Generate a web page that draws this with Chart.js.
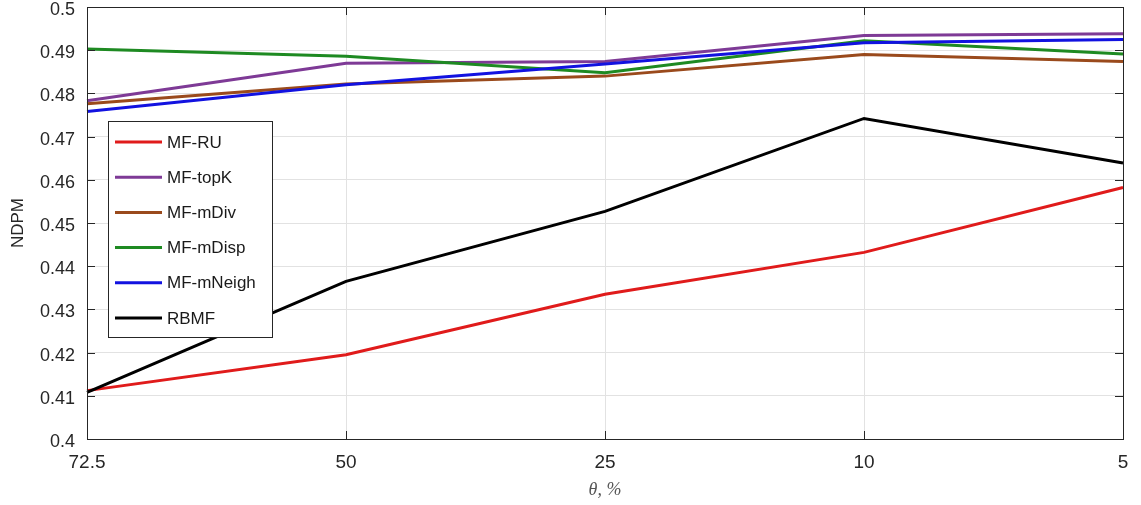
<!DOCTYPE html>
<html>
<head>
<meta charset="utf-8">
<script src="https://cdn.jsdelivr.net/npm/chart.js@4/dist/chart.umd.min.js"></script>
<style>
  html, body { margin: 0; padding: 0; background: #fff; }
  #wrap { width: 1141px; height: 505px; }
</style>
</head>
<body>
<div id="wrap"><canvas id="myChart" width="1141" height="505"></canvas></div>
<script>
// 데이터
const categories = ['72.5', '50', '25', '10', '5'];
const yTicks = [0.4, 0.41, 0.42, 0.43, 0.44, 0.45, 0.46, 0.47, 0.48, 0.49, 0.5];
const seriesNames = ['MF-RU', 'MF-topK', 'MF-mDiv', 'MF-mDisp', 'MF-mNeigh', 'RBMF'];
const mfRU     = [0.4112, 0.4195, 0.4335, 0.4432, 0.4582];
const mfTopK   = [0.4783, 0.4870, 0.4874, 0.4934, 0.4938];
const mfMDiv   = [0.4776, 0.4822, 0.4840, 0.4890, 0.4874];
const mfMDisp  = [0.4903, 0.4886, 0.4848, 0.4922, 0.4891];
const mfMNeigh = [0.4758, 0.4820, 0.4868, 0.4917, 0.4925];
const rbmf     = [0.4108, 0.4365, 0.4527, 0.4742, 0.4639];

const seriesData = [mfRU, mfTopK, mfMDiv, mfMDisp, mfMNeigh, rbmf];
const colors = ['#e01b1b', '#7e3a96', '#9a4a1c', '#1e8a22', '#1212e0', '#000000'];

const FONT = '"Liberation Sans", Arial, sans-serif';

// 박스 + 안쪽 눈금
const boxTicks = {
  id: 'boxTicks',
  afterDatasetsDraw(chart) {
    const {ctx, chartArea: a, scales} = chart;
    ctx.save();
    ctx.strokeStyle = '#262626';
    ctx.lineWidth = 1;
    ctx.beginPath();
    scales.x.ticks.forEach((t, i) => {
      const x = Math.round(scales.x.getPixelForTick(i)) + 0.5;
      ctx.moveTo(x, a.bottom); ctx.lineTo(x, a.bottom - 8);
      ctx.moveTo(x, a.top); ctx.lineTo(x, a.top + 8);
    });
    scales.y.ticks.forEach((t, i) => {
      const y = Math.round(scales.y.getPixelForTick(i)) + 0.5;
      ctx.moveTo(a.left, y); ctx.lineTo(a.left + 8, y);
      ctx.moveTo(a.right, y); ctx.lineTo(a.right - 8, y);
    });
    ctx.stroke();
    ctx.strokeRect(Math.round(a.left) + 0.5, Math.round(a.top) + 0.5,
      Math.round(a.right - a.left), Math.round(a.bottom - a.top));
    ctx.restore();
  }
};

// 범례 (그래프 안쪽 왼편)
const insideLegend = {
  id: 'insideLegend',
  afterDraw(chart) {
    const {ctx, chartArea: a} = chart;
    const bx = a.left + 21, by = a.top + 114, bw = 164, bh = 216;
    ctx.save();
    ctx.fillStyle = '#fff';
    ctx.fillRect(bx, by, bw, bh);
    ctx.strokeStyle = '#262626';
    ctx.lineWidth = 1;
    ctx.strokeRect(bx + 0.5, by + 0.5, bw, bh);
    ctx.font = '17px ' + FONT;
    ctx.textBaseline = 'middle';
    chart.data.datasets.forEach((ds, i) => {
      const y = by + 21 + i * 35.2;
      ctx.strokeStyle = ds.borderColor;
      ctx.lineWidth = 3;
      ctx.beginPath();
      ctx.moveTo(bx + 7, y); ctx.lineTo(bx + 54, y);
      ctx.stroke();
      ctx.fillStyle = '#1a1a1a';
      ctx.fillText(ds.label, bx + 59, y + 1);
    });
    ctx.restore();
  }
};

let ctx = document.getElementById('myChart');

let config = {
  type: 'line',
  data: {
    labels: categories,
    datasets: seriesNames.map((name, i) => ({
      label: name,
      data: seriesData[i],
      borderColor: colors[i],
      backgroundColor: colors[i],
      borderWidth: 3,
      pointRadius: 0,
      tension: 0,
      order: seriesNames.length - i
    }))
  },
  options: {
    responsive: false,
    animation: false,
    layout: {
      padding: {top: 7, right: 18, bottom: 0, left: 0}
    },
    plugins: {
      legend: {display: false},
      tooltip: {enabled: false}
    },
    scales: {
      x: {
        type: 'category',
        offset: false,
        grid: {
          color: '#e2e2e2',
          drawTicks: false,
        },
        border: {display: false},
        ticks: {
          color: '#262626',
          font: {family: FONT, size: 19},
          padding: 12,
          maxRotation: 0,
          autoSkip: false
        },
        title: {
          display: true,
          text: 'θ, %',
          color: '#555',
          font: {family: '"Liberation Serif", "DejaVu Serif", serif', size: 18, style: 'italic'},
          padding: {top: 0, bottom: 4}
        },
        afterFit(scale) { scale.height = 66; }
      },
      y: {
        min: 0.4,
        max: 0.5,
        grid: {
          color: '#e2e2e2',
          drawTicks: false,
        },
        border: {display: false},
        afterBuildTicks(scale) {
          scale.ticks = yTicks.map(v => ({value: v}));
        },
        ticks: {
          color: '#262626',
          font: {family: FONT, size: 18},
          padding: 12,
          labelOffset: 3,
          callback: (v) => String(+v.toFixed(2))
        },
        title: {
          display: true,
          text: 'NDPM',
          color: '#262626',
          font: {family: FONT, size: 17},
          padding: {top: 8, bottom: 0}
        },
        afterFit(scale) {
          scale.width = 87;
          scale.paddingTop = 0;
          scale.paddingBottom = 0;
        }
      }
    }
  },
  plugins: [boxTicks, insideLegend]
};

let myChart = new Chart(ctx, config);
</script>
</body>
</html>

_ _ _ _ _ _ _

* **PROBLEM STATEMENT**: Take the listing above and print it exactly, apart from the pictures.

* **SOLVED PROBLEM**:
Generate a web page that draws this with Chart.js.
<!DOCTYPE html>
<html>
<head>
<meta charset="utf-8">
<script src="https://cdn.jsdelivr.net/npm/chart.js@4/dist/chart.umd.min.js"></script>
<style>
  html, body { margin: 0; padding: 0; background: #fff; }
  #wrap { width: 1141px; height: 505px; }
</style>
</head>
<body>
<div id="wrap"><canvas id="myChart" width="1141" height="505"></canvas></div>
<script>
// 데이터
const categories = ['72.5', '50', '25', '10', '5'];
const yTicks = [0.4, 0.41, 0.42, 0.43, 0.44, 0.45, 0.46, 0.47, 0.48, 0.49, 0.5];
const seriesNames = ['MF-RU', 'MF-topK', 'MF-mDiv', 'MF-mDisp', 'MF-mNeigh', 'RBMF'];
const mfRU     = [0.4112, 0.4195, 0.4335, 0.4432, 0.4582];
const mfTopK   = [0.4783, 0.4870, 0.4874, 0.4934, 0.4938];
const mfMDiv   = [0.4776, 0.4822, 0.4840, 0.4890, 0.4874];
const mfMDisp  = [0.4903, 0.4886, 0.4848, 0.4922, 0.4891];
const mfMNeigh = [0.4758, 0.4820, 0.4868, 0.4917, 0.4925];
const rbmf     = [0.4108, 0.4365, 0.4527, 0.4742, 0.4639];

const seriesData = [mfRU, mfTopK, mfMDiv, mfMDisp, mfMNeigh, rbmf];
const colors = ['#e01b1b', '#7e3a96', '#9a4a1c', '#1e8a22', '#1212e0', '#000000'];

const FONT = '"Liberation Sans", Arial, sans-serif';

// 박스 + 안쪽 눈금
const boxTicks = {
  id: 'boxTicks',
  afterDatasetsDraw(chart) {
    const {ctx, chartArea: a, scales} = chart;
    ctx.save();
    ctx.strokeStyle = '#262626';
    ctx.lineWidth = 1;
    ctx.beginPath();
    scales.x.ticks.forEach((t, i) => {
      const x = Math.round(scales.x.getPixelForTick(i)) + 0.5;
      ctx.moveTo(x, a.bottom); ctx.lineTo(x, a.bottom - 8);
      ctx.moveTo(x, a.top); ctx.lineTo(x, a.top + 8);
    });
    scales.y.ticks.forEach((t, i) => {
      const y = Math.round(scales.y.getPixelForTick(i)) + 0.5;
      ctx.moveTo(a.left, y); ctx.lineTo(a.left + 8, y);
      ctx.moveTo(a.right, y); ctx.lineTo(a.right - 8, y);
    });
    ctx.stroke();
    ctx.strokeRect(Math.round(a.left) + 0.5, Math.round(a.top) + 0.5,
      Math.round(a.right - a.left), Math.round(a.bottom - a.top));
    ctx.restore();
  }
};

// 범례 (그래프 안쪽 왼편)
const insideLegend = {
  id: 'insideLegend',
  afterDraw(chart) {
    const {ctx, chartArea: a} = chart;
    const bx = a.left + 21, by = a.top + 114, bw = 164, bh = 216;
    ctx.save();
    ctx.fillStyle = '#fff';
    ctx.fillRect(bx, by, bw, bh);
    ctx.strokeStyle = '#262626';
    ctx.lineWidth = 1;
    ctx.strokeRect(bx + 0.5, by + 0.5, bw, bh);
    ctx.font = '17px ' + FONT;
    ctx.textBaseline = 'middle';
    chart.data.datasets.forEach((ds, i) => {
      const y = by + 21 + i * 35.2;
      ctx.strokeStyle = ds.borderColor;
      ctx.lineWidth = 3;
      ctx.beginPath();
      ctx.moveTo(bx + 7, y); ctx.lineTo(bx + 54, y);
      ctx.stroke();
      ctx.fillStyle = '#1a1a1a';
      ctx.fillText(ds.label, bx + 59, y + 1);
    });
    ctx.restore();
  }
};

let ctx = document.getElementById('myChart');

let config = {
  type: 'line',
  data: {
    labels: categories,
    datasets: seriesNames.map((name, i) => ({
      label: name,
      data: seriesData[i],
      borderColor: colors[i],
      backgroundColor: colors[i],
      borderWidth: 3,
      pointRadius: 0,
      tension: 0,
      order: seriesNames.length - i
    }))
  },
  options: {
    responsive: false,
    animation: false,
    layout: {
      padding: {top: 7, right: 18, bottom: 0, left: 0}
    },
    plugins: {
      legend: {display: false},
      tooltip: {enabled: false}
    },
    scales: {
      x: {
        type: 'category',
        offset: false,
        grid: {
          color: '#e2e2e2',
          drawTicks: false,
        },
        border: {display: false},
        ticks: {
          color: '#262626',
          font: {family: FONT, size: 19},
          padding: 12,
          maxRotation: 0,
          autoSkip: false
        },
        title: {
          display: true,
          text: 'θ, %',
          color: '#555',
          font: {family: '"Liberation Serif", "DejaVu Serif", serif', size: 18, style: 'italic'},
          padding: {top: 0, bottom: 4}
        },
        afterFit(scale) { scale.height = 66; }
      },
      y: {
        min: 0.4,
        max: 0.5,
        grid: {
          color: '#e2e2e2',
          drawTicks: false,
        },
        border: {display: false},
        afterBuildTicks(scale) {
          scale.ticks = yTicks.map(v => ({value: v}));
        },
        ticks: {
          color: '#262626',
          font: {family: FONT, size: 18},
          padding: 12,
          labelOffset: 3,
          callback: (v) => String(+v.toFixed(2))
        },
        title: {
          display: true,
          text: 'NDPM',
          color: '#262626',
          font: {family: FONT, size: 17},
          padding: {top: 8, bottom: 0}
        },
        afterFit(scale) {
          scale.width = 87;
          scale.paddingTop = 0;
          scale.paddingBottom = 0;
        }
      }
    }
  },
  plugins: [boxTicks, insideLegend]
};

let myChart = new Chart(ctx, config);
</script>
</body>
</html>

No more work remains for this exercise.